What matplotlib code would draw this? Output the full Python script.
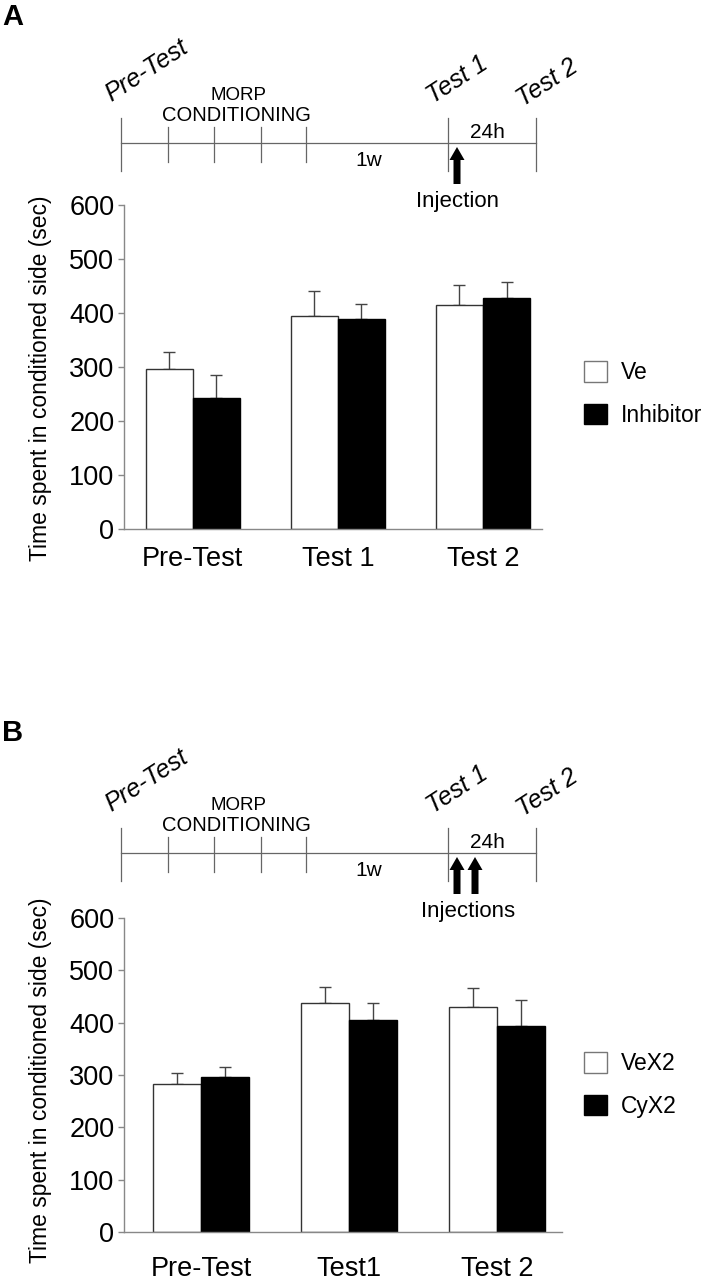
import numpy as np
import matplotlib.pyplot as plt
from matplotlib.patches import Patch

plt.rcParams['font.family'] = ['Liberation Sans', 'DejaVu Sans']

groups_a = ["Pre-Test", "Test 1", "Test 2"]
groups_b = ["Pre-Test", "Test1", "Test 2"]

# panel A
ve = [296, 395, 414]
ve_err = [32, 46, 37]
inh = [243, 389, 427]
inh_err = [42, 28, 30]
# panel B
vex2 = [282, 438, 430]
vex2_err = [22, 30, 37]
cyx2 = [296, 406, 394]
cyx2_err = [19, 32, 50]

yticks = [0, 100, 200, 300, 400, 500, 600]

W, H = 702, 1280
fig = plt.figure(figsize=(W / 100, H / 100), dpi=100)

def px_axes(l, t, r, b):
    return fig.add_axes([l / W, 1 - b / H, (r - l) / W, (b - t) / H])

# overlay in pixel units for the timeline sketches
ov = fig.add_axes([0, 0, 1, 1])
ov.set_xlim(0, W)
ov.set_ylim(H, 0)
ov.axis("off")

GRAY = "#666666"

def timeline(dy, n_arrows, inj_text):
    ov.plot([121, 536], [143 + dy, 143 + dy], color=GRAY, lw=0.9)
    for x in [121, 448, 536]:
        ov.plot([x, x], [118 + dy, 171 + dy], color=GRAY, lw=0.9)
    for x in [168, 214, 261, 306]:
        ov.plot([x, x], [127 + dy, 162 + dy], color=GRAY, lw=0.9)
    ov.text(238, 100 + dy, "MORP", ha="center", va="baseline", fontsize=13.5)
    ov.text(236, 121 + dy, "CONDITIONING", ha="center", va="baseline", fontsize=14.5)
    ov.text(369, 160 + dy, "1w", ha="center", va="center", fontsize=15)
    ov.text(487, 132 + dy, "24h", ha="center", va="center", fontsize=15)
    for x0, y0, s in [(111, 102, "Pre-Test"), (433, 104, "Test 1"), (523, 107, "Test 2")]:
        ov.text(x0, y0 + dy, s, rotation=33, rotation_mode="anchor", ha="left",
                va="baseline", fontsize=18, style="italic")
    xs = [457] if n_arrows == 1 else [457, 475]
    for x in xs:
        ov.arrow(x, 184 + dy, 0, -37, width=7, head_width=15, head_length=13,
                 length_includes_head=True, color="black", lw=0)
    ov.text(457 if n_arrows == 1 else 468, 201 + dy, inj_text, ha="center",
            va="center", fontsize=16)

def bars(ax, labels, a, a_err, b, b_err, xlim, names, leg_xy, pad):
    x = np.arange(len(labels))
    w = 0.325
    ax.bar(x - w / 2, a, w, color="white", edgecolor="#333333", lw=1, zorder=2)
    ax.bar(x + w / 2, b, w, color="black", edgecolor="black", lw=1, zorder=2)
    ax.errorbar(x - w / 2, a, yerr=[np.zeros(3), a_err], fmt="none", ecolor="#444444",
                elinewidth=1, capsize=4, capthick=1, zorder=1)
    ax.errorbar(x + w / 2, b, yerr=[np.zeros(3), b_err], fmt="none", ecolor="#444444",
                elinewidth=1, capsize=4, capthick=1, zorder=1)
    ax.set_xlim(*xlim)
    ax.set_ylim(0, 600)
    ax.set_yticks(yticks)
    ax.set_xticks(x)
    ax.set_xticklabels(labels)
    for s in ["top", "right"]:
        ax.spines[s].set_visible(False)
    for s in ["left", "bottom"]:
        ax.spines[s].set_color("#888888")
        ax.spines[s].set_linewidth(1)
    ax.tick_params(axis="y", length=4, width=1, color="#888888", labelsize=19.5, pad=3)
    ax.tick_params(axis="x", length=0, labelsize=19.5, pad=pad)
    ax.set_facecolor("none")
    handles = [Patch(facecolor="white", edgecolor="#777777", lw=1),
               Patch(facecolor="black", edgecolor="black", lw=1)]
    ax.legend(handles, names, loc="upper left",
              bbox_to_anchor=(leg_xy[0] / W, 1 - leg_xy[1] / H),
              bbox_transform=fig.transFigure, frameon=False, fontsize=16.5,
              handlelength=1.0, handleheight=1.0, handletextpad=0.6,
              labelspacing=0.85, borderpad=0, borderaxespad=0)

# panel A
fig.text(2 / W, 1 - 17 / H, "A", fontsize=21, fontweight="bold", va="center", ha="left")
timeline(0, 1, "Injection")
axA = px_axes(124, 205, 542, 529)
bars(axA, groups_a, ve, ve_err, inh, inh_err, (-0.474, 2.407), ["Ve", "Inhibitor"], (584, 361), 12)
fig.text(41 / W, 1 - 378 / H, "Time spent in conditioned side (sec)", rotation=90,
         ha="center", va="center", fontsize=16.5)

# panel B
fig.text(2 / W, 1 - 733 / H, "B", fontsize=21, fontweight="bold", va="center", ha="left")
timeline(710, 2, "Injections")
axB = px_axes(124, 918, 562, 1232)
bars(axB, groups_b, vex2, vex2_err, cyx2, cyx2_err, (-0.52, 2.44), ["VeX2", "CyX2"], (584, 1052), 17)
fig.text(41 / W, 1 - 1080 / H, "Time spent in conditioned side (sec)", rotation=90,
         ha="center", va="center", fontsize=16.5)

fig.savefig("out.png", dpi=100, facecolor="white")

__Job__:
State how many lines above contain the string "matplotlib", with no other words.

__In response__:
3